The Barbican performance was even more semi-detached. The musicians channelled the spirit of Bitches Brew but none of its actual content. The connection to London Brew was also allusive: most of the ninety-plus minutes performance was free-flowing, segued, collective improvisation, with Terefe (the album's producer) steering towards occasional map references with a light hand on the wheel. Only the closing piece, "Raven Flies Low," which is also the closer on the album, was recognisable.

When he was assembling Bitches Brew, Teo Macero would have considered it a good day if he found ten minutes of usable material in ninety minutes of in-the-moment creation. With that yardstick in mind, London Brew did OK at the Barbican. Early on, a passage featuring Theon Cross' basso-profundo tuba pleasingly evoked La Monte Young's opium-addled drone music. Midway, a crunchy jam between guitarist Dave Okumu, keyboardist Nick Ramm and electronicist Nikolaj Torp Larsen, anchored by a monumental ostinato on Tom Herbert's bass guitar, summoned the funk. And about seventy minutes in, a blazing tenor solo from Nubya Garcia was the highlight of the set. (With every appearance this year, Garcia has grown in stature. The follow-up to her 2020 Concord album The Source is more than eagerly anticipated). Vocalist Eska was used sparingly and briefly, but her contributions were solid—and clearly audible, unlike Camae Ayewa's spoken word at an otherwise outstanding Irreversible Entanglements gig at EartH earlier in the week, reviewed here.

To sum up... A less sketchy roadmap would have produced a more cohesive performance, but that would have been contrary to the process which birthed the Davis album. While there were some longueurs in London Brew's performance, there were also highpoints. Witnessing musicians of this calibre in the course of spontaneous creation is, anyway, always a pleasure.

Postscript: London Brew's desire to be unbeholden to Davis' recording, while simultaneously paying tribute to it, was underlined by the omission of a trumpeter both on the album and at the Barbican. One cannot help wondering what Laura Jurd or Yazz Ahmed, each a singular stylist adept in electric jazz, would have brought to the project.
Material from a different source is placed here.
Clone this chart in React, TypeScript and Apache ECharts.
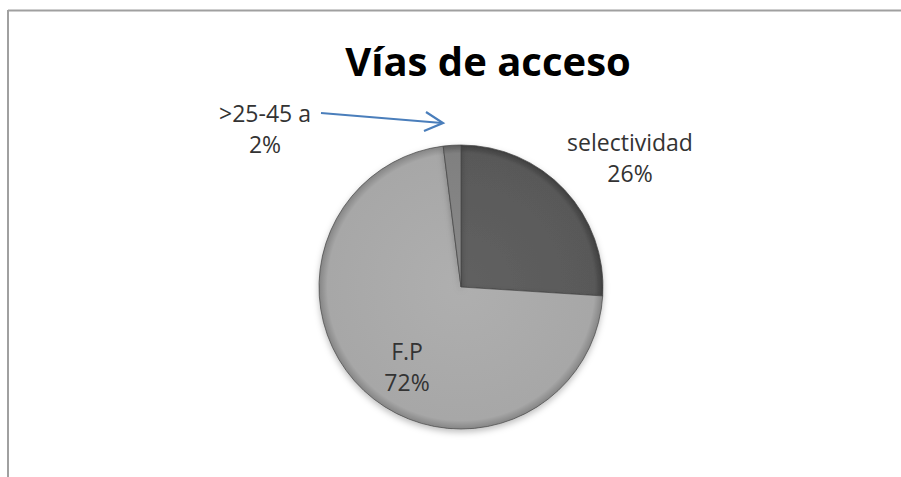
import React, { useEffect, useRef } from "react";
import * as echarts from "echarts";

const categories = ["selectividad", "F.P", ">25-45 a"];
const values = [26, 72, 2];
const percentLabels = ["26%", "72%", "2%"];
const titleText = "Vías de acceso";

const sliceColors = [
  ["#616161", "#595959", "#3e3e3e"],
  ["#afafaf", "#a7a7a7", "#858585"],
  ["#8a8a8a", "#808080", "#5e5e5e"],
];
const labelPos = [
  [630, 157],
  [407, 366],
  [265, 128],
];

const CX = 461;
const CY = 287;
const R = 142;

export default function App() {
  const ref = useRef<HTMLDivElement>(null);
  useEffect(() => {
    if (!ref.current) return;
    const chart = echarts.init(ref.current, null, { renderer: "svg" });
    const data = categories.map((name, i) => ({
      name,
      value: values[i],
      itemStyle: {
        color: new echarts.graphic.RadialGradient(
          CX,
          CY,
          R,
          [
            { offset: 0, color: sliceColors[i][0] },
            { offset: 0.94, color: sliceColors[i][1] },
            { offset: 1, color: sliceColors[i][2] },
          ],
          true
        ),
      },
      label: {
        formatter: () => `${name}\n${percentLabels[i]}`,
      },
    }));
    chart.setOption({
      animation: false,
      backgroundColor: "#ffffff",
      title: {
        text: titleText,
        left: 483,
        top: 35,
        textAlign: "center",
        textStyle: {
          fontFamily: "Open Sans",
          fontWeight: "bold",
          fontSize: 40,
          color: "#000000",
        },
      },
      graphic: [
        {
          type: "line",
          shape: { x1: 8, y1: 10.5, x2: 901, y2: 10.5 },
          style: { stroke: "#a0a0a0", lineWidth: 2 },
        },
        {
          type: "line",
          shape: { x1: 8, y1: 10, x2: 8, y2: 477 },
          style: { stroke: "#a0a0a0", lineWidth: 2 },
        },
        {
          type: "line",
          shape: { x1: 321, y1: 113, x2: 442, y2: 123 },
          style: { stroke: "#4a7ebb", lineWidth: 2.2 },
        },
        {
          type: "polyline",
          shape: { points: [[426, 112], [443, 123], [424, 131]] },
          style: { stroke: "#4a7ebb", lineWidth: 2.2, fill: "none" },
        },
      ],
      series: [
        {
          type: "pie",
          center: [CX, CY],
          radius: R,
          startAngle: 90,
          clockwise: true,
          avoidLabelOverlap: false,
          data,
          itemStyle: {
            borderColor: "rgba(70,70,70,0.7)",
            borderWidth: 1,
            shadowBlur: 6,
            shadowOffsetY: 3,
            shadowColor: "rgba(0,0,0,0.25)",
          },
          label: {
            show: true,
            position: "inside",
            fontFamily: "Open Sans",
            fontSize: 23,
            lineHeight: 31,
            color: "#333333",
            align: "center",
          },
          labelLine: { show: false },
          labelLayout: (params: any) => ({
            x: labelPos[params.dataIndex][0],
            y: labelPos[params.dataIndex][1],
            align: "center",
            verticalAlign: "middle",
          }),
          emphasis: { disabled: true },
        },
      ],
    });
    return () => chart.dispose();
  }, []);
  return (
    <div
      ref={ref}
      style={{ position: "fixed", left: 0, top: 0, width: 901, height: 477 }}
    />
  );
}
For an alternative view of Miles Davis' electric years, including Bitches Brew, read this.

Note to the organisers of the EFG London Jazz Festival: If you are going to employ emcees, please employ people who know what they are talking about. Tonight's clown announced that Davis "was very influenced by free jazz." He was not. He hated it. As any fule know.

Photo shows L-R: Nubya Garcia, Robert Stillman, Tom Herbert, Dave Okumu.

Set List

Collective improvisation; Raven Flies Low.

Personnel

Nubya Garcia: tenor saxophone; Robert Stillman: bass clarinet, tenor saxophone, soprano saxophone; Raven Bush: violin; Theon Cross: tuba; Dave Okumu: guitar; Nikolaj Torp Larsen: keyboards, electronics; Nick Ramm: keyboards; Tom Herbert: bass, bass guitar; Dan See: drums; Saleem Raman: drums; Martin Terefe: guitar; Eska: vocals.